**INFORMATION PROVIDED:**

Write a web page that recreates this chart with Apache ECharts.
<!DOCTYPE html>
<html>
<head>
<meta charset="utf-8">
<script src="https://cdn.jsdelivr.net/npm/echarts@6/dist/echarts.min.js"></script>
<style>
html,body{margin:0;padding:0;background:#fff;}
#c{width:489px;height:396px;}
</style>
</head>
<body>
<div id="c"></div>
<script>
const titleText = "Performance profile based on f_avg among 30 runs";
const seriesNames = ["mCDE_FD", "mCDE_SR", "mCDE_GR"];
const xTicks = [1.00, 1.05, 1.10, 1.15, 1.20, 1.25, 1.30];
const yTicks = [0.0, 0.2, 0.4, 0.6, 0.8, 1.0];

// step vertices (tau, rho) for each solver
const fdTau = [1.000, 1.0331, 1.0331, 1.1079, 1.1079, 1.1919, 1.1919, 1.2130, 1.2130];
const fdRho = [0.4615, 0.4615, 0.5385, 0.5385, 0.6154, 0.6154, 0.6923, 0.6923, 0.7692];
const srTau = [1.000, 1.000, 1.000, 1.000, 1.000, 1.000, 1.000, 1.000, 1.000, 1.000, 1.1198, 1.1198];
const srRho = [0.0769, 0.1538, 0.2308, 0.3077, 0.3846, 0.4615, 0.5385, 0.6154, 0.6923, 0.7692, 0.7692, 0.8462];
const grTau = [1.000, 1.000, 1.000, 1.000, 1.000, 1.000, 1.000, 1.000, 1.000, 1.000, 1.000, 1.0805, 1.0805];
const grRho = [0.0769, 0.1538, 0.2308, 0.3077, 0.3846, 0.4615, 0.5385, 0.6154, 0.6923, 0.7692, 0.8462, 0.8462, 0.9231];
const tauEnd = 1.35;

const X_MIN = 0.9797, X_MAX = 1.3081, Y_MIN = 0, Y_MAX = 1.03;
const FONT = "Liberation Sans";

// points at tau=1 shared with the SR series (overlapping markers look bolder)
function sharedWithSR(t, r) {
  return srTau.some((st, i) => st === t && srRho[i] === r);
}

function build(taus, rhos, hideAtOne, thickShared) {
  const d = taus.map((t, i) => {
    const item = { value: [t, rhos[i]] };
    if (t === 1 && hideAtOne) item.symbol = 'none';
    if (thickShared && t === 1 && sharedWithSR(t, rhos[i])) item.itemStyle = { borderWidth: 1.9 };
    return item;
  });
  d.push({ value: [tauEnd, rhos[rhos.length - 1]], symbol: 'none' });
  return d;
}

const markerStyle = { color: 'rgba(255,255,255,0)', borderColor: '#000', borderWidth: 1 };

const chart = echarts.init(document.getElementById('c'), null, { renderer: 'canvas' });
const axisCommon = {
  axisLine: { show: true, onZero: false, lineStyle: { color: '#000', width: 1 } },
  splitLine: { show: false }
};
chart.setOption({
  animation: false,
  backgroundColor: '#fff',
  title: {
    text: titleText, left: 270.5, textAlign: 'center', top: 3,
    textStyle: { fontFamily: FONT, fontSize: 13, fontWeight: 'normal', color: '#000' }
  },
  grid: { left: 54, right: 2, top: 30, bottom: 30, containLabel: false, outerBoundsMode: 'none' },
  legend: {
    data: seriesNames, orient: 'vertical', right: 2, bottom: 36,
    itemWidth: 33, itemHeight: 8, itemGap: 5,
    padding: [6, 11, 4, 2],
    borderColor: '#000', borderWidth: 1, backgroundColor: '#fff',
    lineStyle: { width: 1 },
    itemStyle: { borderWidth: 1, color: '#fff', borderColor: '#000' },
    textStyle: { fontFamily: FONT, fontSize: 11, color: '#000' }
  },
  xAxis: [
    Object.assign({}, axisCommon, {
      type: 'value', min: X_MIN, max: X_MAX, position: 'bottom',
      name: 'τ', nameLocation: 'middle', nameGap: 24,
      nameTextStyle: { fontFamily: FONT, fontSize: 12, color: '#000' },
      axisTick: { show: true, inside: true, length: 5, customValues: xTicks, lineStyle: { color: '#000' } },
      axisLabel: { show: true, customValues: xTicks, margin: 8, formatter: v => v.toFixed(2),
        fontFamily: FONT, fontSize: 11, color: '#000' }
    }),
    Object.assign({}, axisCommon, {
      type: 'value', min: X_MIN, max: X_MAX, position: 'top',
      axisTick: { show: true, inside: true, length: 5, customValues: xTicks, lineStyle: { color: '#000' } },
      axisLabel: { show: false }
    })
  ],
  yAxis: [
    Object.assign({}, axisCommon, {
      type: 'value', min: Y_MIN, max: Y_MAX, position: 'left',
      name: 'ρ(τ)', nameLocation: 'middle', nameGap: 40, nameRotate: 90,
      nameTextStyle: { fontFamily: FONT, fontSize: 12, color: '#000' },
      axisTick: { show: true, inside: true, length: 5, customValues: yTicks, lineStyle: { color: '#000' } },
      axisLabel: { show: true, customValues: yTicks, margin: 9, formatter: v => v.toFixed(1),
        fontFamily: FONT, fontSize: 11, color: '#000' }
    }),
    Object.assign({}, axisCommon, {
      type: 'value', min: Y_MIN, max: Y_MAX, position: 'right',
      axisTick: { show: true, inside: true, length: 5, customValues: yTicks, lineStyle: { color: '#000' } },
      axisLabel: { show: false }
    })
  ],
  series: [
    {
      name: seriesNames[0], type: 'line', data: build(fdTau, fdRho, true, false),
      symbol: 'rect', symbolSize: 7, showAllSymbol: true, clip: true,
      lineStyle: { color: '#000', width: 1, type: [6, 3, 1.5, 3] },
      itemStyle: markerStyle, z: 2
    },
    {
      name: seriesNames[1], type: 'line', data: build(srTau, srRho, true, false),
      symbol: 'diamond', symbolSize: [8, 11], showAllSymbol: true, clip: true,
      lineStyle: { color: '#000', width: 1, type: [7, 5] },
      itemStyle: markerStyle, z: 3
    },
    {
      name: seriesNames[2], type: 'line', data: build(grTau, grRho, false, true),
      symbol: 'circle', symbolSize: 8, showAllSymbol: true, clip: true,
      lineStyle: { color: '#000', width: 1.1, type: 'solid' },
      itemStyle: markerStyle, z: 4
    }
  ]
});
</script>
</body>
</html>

**WORK REQUIRED:**
Begin with the first line of the listing and copy exactly through the line that contains "const yTicks = [0.0, 0.2, 0.4, 0.6, 0.8, 1.0];", please, keeping both ends and leaving out everything after.

**THE REPLY:**
Write a web page that recreates this chart with Apache ECharts.
<!DOCTYPE html>
<html>
<head>
<meta charset="utf-8">
<script src="https://cdn.jsdelivr.net/npm/echarts@6/dist/echarts.min.js"></script>
<style>
html,body{margin:0;padding:0;background:#fff;}
#c{width:489px;height:396px;}
</style>
</head>
<body>
<div id="c"></div>
<script>
const titleText = "Performance profile based on f_avg among 30 runs";
const seriesNames = ["mCDE_FD", "mCDE_SR", "mCDE_GR"];
const xTicks = [1.00, 1.05, 1.10, 1.15, 1.20, 1.25, 1.30];
const yTicks = [0.0, 0.2, 0.4, 0.6, 0.8, 1.0];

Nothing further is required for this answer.